My first thought was this: what if the Apocalypse was treated with something other than conventional survival mentality? What if a cataclysmal, cosmic event was imminent, and it was beautiful? (I know, I know - very emo.) So metaphorically, the end is not the end, but an opportunity for reflection and poetic consideration. This is more of a feeling than an idea, but I think this visual becomes the film's anchor in a way; a vantage point from which to draw interpretation.
Elsewhere, two young girls are finding some sort of comfort/solace through the visual motif of a rose. The two young actresses I worked with were Affia and Olivia. Olivia's rose is rendered on drawing paper; Affia's is frozen in a block of ice (so subtle). The rose is open to free association - consider feelings or attachments typically assigned by our culture. To me, this is what makes a good visual motif. Good art does not exist within a closed system, it is interactive in that it asks the viewer/appreciator to contribute something from their own experiences.

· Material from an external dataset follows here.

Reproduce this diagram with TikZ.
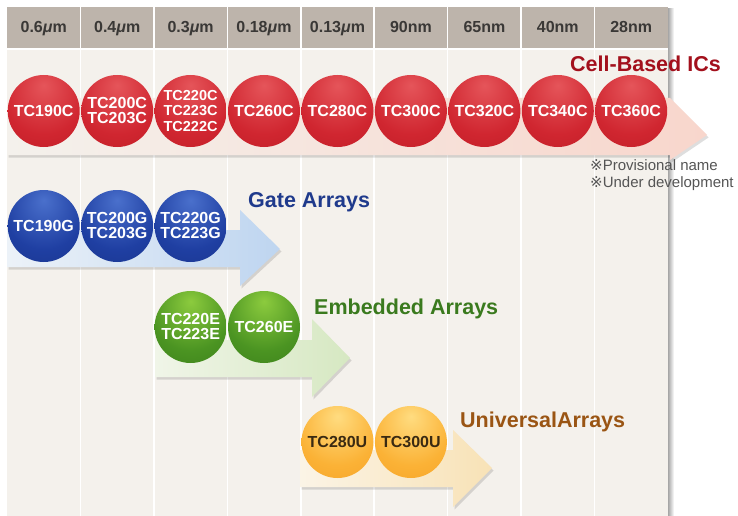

The same could be said for other things, such as the wine being poured into the glass and extinguishing the flame. Someone told me they thought it was a perfect metaphor for alcoholism. I can't say this is what I had in mind when I shot it, but through free association it meant something specific to at least one person. This makes me smile, because it says something important about what art is capable of! In the context of my film, that one shot could be a hint as to the struggles of one of the characters. Depending on how ambitious you feel (or how far you're willing to impose connections), you could theoretically draw association from alcoholism > liquid being poured on the rose > rose being dropped and abandoned. This could be common sense to some people; for others, it could be a ridiculous stretch.
Just to make sure I'm still making sense here: these potential connections were not planned out in careful consideration before shooting. I'm not really that smart. My film is not that smart, either. It's only an experiment. But more than being mechanical, it was an outlet of emotional expression for me during a specific season of life. Some people sit down and write moody poetry. I get some friends together and craft moody images. I suppose it's a testament to the darkness that compels us to create. In my case, it turned out to be a reflection of my own pride and self-importance.
"If there are occasions when my grape turned into a raisin and my joy bell lost its resonance, please forgive me. Charge it to my head and not to my heart." -- Jesse Jackson
Why am I reflecting now? Maybe it has to do with my regret that I haven't picked up a camera since December. My creative 'grape,' it would seem, was starting to look more like a raisin. I'm far from "giving up" or anything quite as dramatic - but as I reflect, I'm forced to associate my most recent burst of creative expression with the darkness I was experiencing at the time. I didn't plan for things to work out like that. I never really stopped and analysed my situation. Even now, my aimless pondering are largely unstructured and more abstract than they need to be. So what's the answer?
Maybe if I push myself to keep making films, I'll eventually figure it out.